In Kenya, the humanitarian agency is showing there’s more than one way of practicing evangelism.
Published on: 08-06-2020
As the Seventh-day Adventist Church’s humanitarian arm, the Adventist Development and Relief Agency (ADRA) believes in serving humanity so all may live as God intended. The “all” encompasses anyone in need, regardless of race, ethnicity, gender, religious beliefs, political affiliations, or other considerations.
As a faith-based organization, ADRA has gone into some communities and met with understandable skepticism. The Muslim villages in Mandera West, Kenya, had their reservations when ADRA first offered to help in 2013.
“It’s good to be frank,” said Mohamed, a village chief. “When ADRA first came, people had a bad perception of them. Why are they here? Is it to make people Christian? Are they here to convert people by force? Many people wanted to refuse any aid coming from ADRA.
“As leaders, we said religion is not a must anywhere. All other agencies that have been here were Christian, not only ADRA. So why single out ADRA? We tried to teach our people. We know that we can coexist together as human beings. Not just as religious denominations but as human beings.
“ADRA never tried to convert people, as they feared. But it has changed their lives.”
For the past seven years, this region of Kenya has been enduring prolonged drought. The people are primarily semi-nomadic herders. The drought devastated their flocks, leaving them without a livelihood or sustenance. ADRA, in partnership with the Canadian Foodgrains Bank, provided emergency food assistance to hundreds of families.
The initial emergency project has become a long-term livelihood project. This work is improving the people’s ability to withstand the many climatic and economic blows they face.
ADRA taught the people how to grow kitchen gardens using permaculture techniques suited to the arid climate. They are now growing vegetables and even fruit.
The people also learned a method of land reclamation called Farmer Managed Natural Regeneration. This method taught them how to reclaim and preserve pasturelands, plan their cattle grazing, and plant, harvest, and store fodder against drought seasons.
ADRA also helped the communities establish savings and loan groups. During times of emergency or drought, the members can draw a loan to help carry them through the challenging time.
The people have built on these learnings in enterprising ways.

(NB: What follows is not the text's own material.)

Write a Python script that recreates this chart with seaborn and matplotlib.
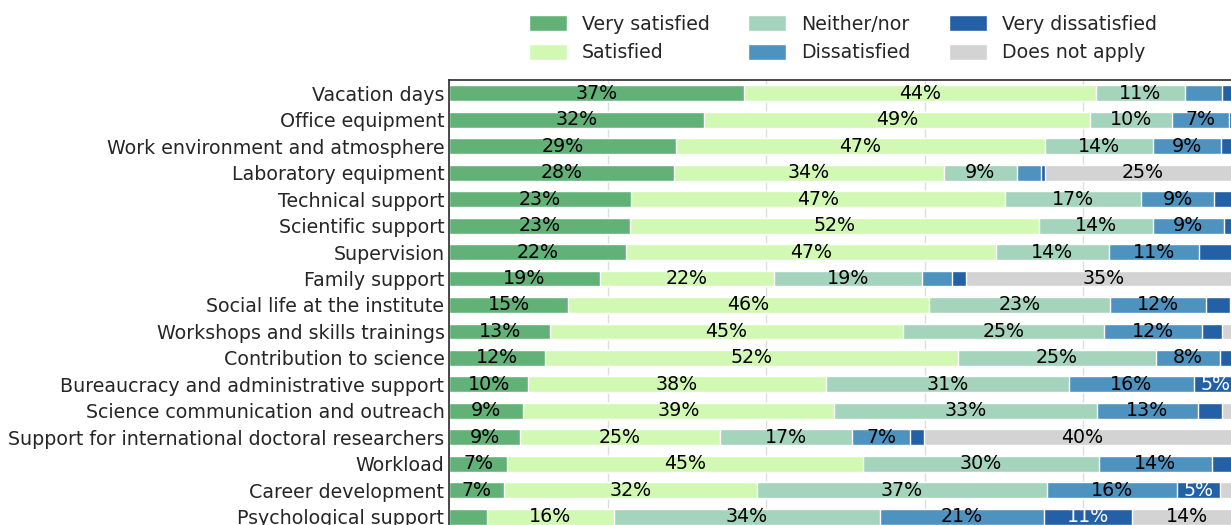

The project’s positive economic impact has spurred a Kenyan national bank to open the first branch in this region.
“Things are changing from the past to the present,” Mohamed said. “What I see now is a huge change. A drastic change. It’s a revolution.”
In order to safeguard these opportunities to make a real difference in the lives of the most vulnerable, ADRA does not evangelize in traditional ways — not in words or through Bible studies. ADRA believes that through actions of justice, love, and compassion, it is possible to make known God’s true character to a broken and hurting world. By not imposing beliefs directly, ADRA builds trusting relationships in communities that might otherwise be closed to receiving the assistance and especially the perspective of our merciful God that the agency wishes to offer.